We lived in a townhouse complex and there was a big public trash bin only a few yards from our door, but to take the box outside would require me to walk outside. (Did I mention that laziness was a major character defect?) So I decided that I would hide the box now and take it outside tomorrow. (Did I mention I also have a problem with procrastination?) Now where am I going to hide a large pizza box? Our townhouse had a guest bedroom upstairs that we never went into. The bed had a dust ruffle, so even if you went into the room, you couldn’t see anything that was under the bed. I decided to put the box under there for that night. Of course the next day, after devouring another pizza, I had the same thought as yesterday: I’ll hide the new box and take them both outside tomorrow.
About 6 weeks later, I’m sitting downstairs watching TV and David is upstairs, when I hear him start screaming.

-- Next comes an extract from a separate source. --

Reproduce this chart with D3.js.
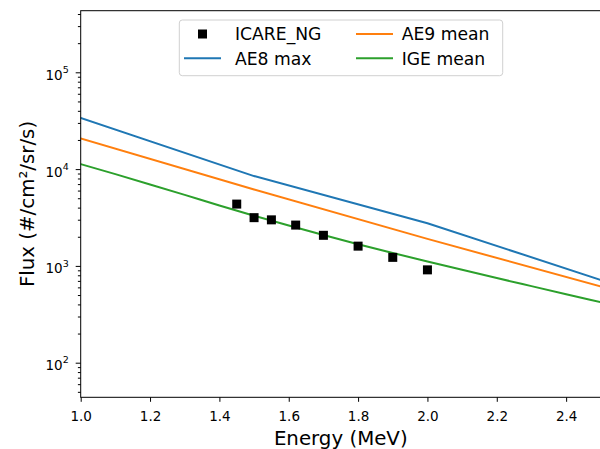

I run upstairs and he’s in the guest bedroom, on his knees, pulling pizza boxes out from under the bed. What in the world he was doing in the guest bedroom, let alone on his knees looking under the bed, I’ll never know, but there he was flinging box after box out from under the bed and looking up at me like I was an alien from outer space. All told, there ended up being 35 pizza boxes under there. You might be able to imagine the intense shame I felt, especially seeing the look of horror and disgust in his eyes. What possible explanation could I give? I’d never heard of food addiction at that point in my life, so I couldn’t even throw that out to him.
Once I got into recovery, whenever I’d think of how good something might taste, all I have to do is remember my pizza box experience and all those old feelings of shame and disgust and self-loathing return and those “romancing food thoughts” disappear pretty quickly.
I’m very grateful for my 25+ years of abstinence and my 12-Step recovery. Abstinence is the most important thing in my life, without exception, because I know that if I don’t keep taking it seriously, I’m just another pizza box waiting to happen.